1. Even after #432, there are still three two situations where singletons won't preserve the order of kind variables during promotion:

   • let- or where-bound functions won't be given SAKS. To give a particular example:

     f :: Bool
     f = let x = True
          g :: () -> Bool
          g _ = x
      in g ()

     The TH machinery will give the promoted F type family a SAK, but not the G type family. See Note [No SAKs for let-decs with local variables] in D.S.Promote for an explanation.

   • Promoted class methods cannot be given SAKS. For example, this class:

     class C (b :: Type) where
     m :: forall a. a -> b -> a

     Is promoted like so:

     class PC (b :: Type) where
     type M (x :: a) (y :: b) :: a

     The order of the variables a and b are different between the type of m and the kind of M. See Note [Promoted class methods and kind variable ordering] in D.S.Promote.

   • EDIT: This is no longer the case after #446.

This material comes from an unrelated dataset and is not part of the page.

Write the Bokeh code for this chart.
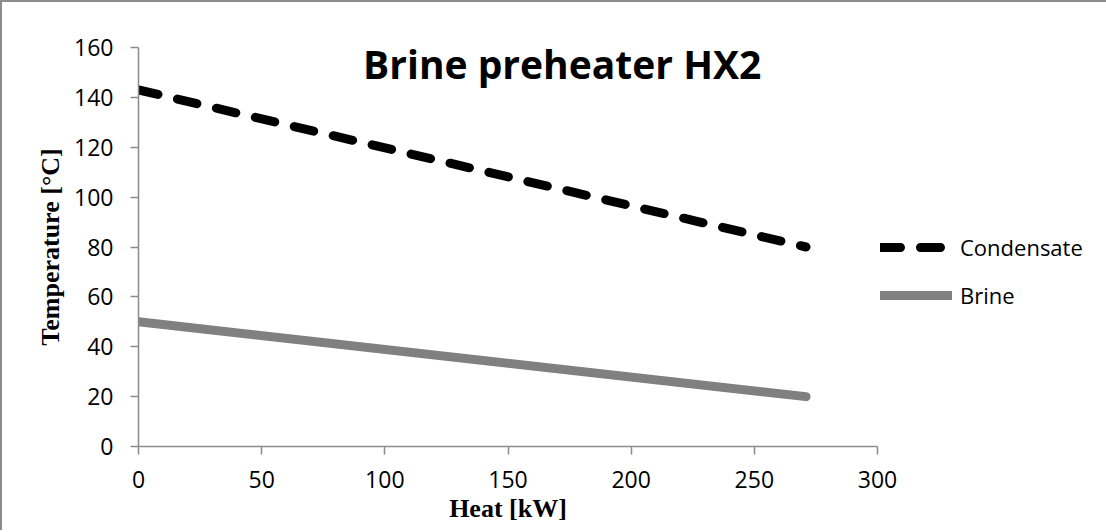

     Fully saturated defunctionalization symbols won't be given SAKS. For example, if you defunctionalize the Id type family, you'll generate two defunctionalization symbols:

     type IdSym0 :: forall a. a ~> a
     data IdSym0 f where ...
     
     type IdSym1 (x :: a) = Id x :: a

     Notice that unlike IdSym0, IdSym1 (the "fully saturated" defunctionalization symbol) does not have a SAK. This is because in general, giving fully saturated defunctionalization symbols SAKS can lead to kind errors. See Note [No SAKs for fully saturated defunctionalization symbols] in D.S.Promote.Defun for the sordid story.

2. EDIT: This is much less of an issue after https://github.com/goldfirere/singletons/pull/573.

   Even if we did generate exactly the right order of kind variables for all promoted declarations, there is an even larger issue: functions that make use of scoped type variables do not reliably promote. See #433. This is rather annoying since scoped type variables and TypeApplications are often used in tandem, such as in the following example (which is affected by #433):

   $(singletons [d|
    f :: forall a. a -> a
    f x = id @a x
    |])

These issues essentially boil down to limitations in the way type families work in GHC, and as a result, they are difficult to work around on singletons end. As a result, I am inclined to park this issue pending further developments on GHC's side. That is not to say that the work spent fixing chunks (1) and (2) was wasted. We can now use TypeApplications in manually written singletons code much more reliably than before, which is a huge win. I'm personally benefitting from this work, at the very least, and I imagine others will too.

[RyanGlScott]

See also #583, which describes the challenges in promoting invisible type patterns. Really, the challenges are the same as what is described above: because singletons-th cannot reliably guarantee the order of type variables in all situations, it is difficult to guarantee that promoting invisible type patterns will work in the general case.